The extra loneliness of miscarriage during COVID-19, as protocols kept my support partner from the clinic

The extra loneliness of miscarriage during COVID-19, as protocols kept my support partner from the clinic

"My partner was not allowed to be with me to receive the update on our baby, despite the fact we'd both been tested and live together."

I conceived just before lockdown started, and discovered I was pregnant a few weeks into working from home.

I thought this must be a godsend in case I experience morning sickness, I’ll be in the comfort of my own space. But I thankfully had very few symptoms of early pregnancy.

Life went on as normal. I continued my new routine of running before work in an effort to stay active and counterbalance my new found interest in baking, and maintained the working from home period with enthusiasm. Shared care with my doctor and the hospital midwives was to be done via video chat in between working hours, it was all very convenient!

A few months in, the day began like any other. I was making tea and getting ready for a busy day of work. But I started to bleed and immediately panicked.

I rushed to the nearest hospital, where I spent the next few hours in the ER, having had a few blood tests that came back as “still pregnant” though showing signs of a threatened miscarriage. I was told I’d have to wait untill the next day to get into another hospital’s Early Pregnancy Assessment Service clinic. 

This next hospital obviously had COVID-19 preventions, including temperature tests at the door. But then when we arrived at the EPAS, we discovered their COVID-19 rules were that no support partners were allowed into the clinic. As a patient, you’re on your own.

My partner was not allowed to be with me to receive the update on our baby, despite the fact we’d both been tested and live together.

So then alone, in a darkened room, I saw the foetus on the big screen, no longer pumping his little heart away like we had seen a few weeks earlier. The space was now silent and dark. 

I was then sent back to the waiting room in the EPAS clinic to sit on my own for an hour and a half, after being told my baby had died.

I was to see yet another person but, in the midst of my overwhelming grief and confusion, I had no idea who.

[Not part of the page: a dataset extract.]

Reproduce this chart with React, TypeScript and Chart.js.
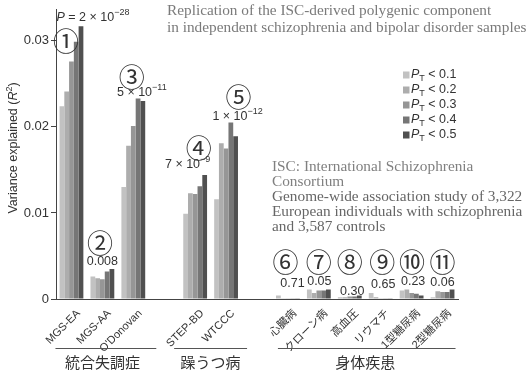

It just reiterated to me the loneliness and emptiness of my situation. I had already felt very alone in my miscarriage, but this enforced it. 

The worst part was that while waiting I kept seeing other couples in the same waiting room together, but I wasn’t allowed to be with my partner? It made no sense. I asked my partner to come back to the waiting room to at least sit with me while I waited, and as he entered the receptionist caused a big fuss, saying he wasn’t allowed to be there due to the protocol. I burst into tears. Turns out those other couples were there for fertility testing in the same clinic, but that wasn’t explained to me. Because I was crying, we were temporarily ushered into an office together while I waited to see the doctor.

We left soon after seeing the doctor and I put the experience down to the bad luck of having a miscarriage during COVID19. However, after sharing my story with someone else, they prompted me to give feedback to the hospital. I decided to write an email expressing my disappointment at the lack of compassion I felt from their staff, having to receive the confirmation of my miscarriage alone. My key concern, I wrote, was for anyone else to have to go through what I did. 

It made a difference.

I was promptly contacted by two senior staff members from the hospital expressing their remorse at the situation. They told me that after an investigation, I hadn’t been the only one who had gone through this. Why hadn’t any of the staff said or changed anything?

The small act of writing an email resulted in a major hospital changing their COVID-19 protocols for their EPAS clinic, I even received a letter from the general manager to confirm it. They told me women are now welcome to have their support partners with them for appointments during the pandemic and made sure I had my partner with me during my subsequent visit.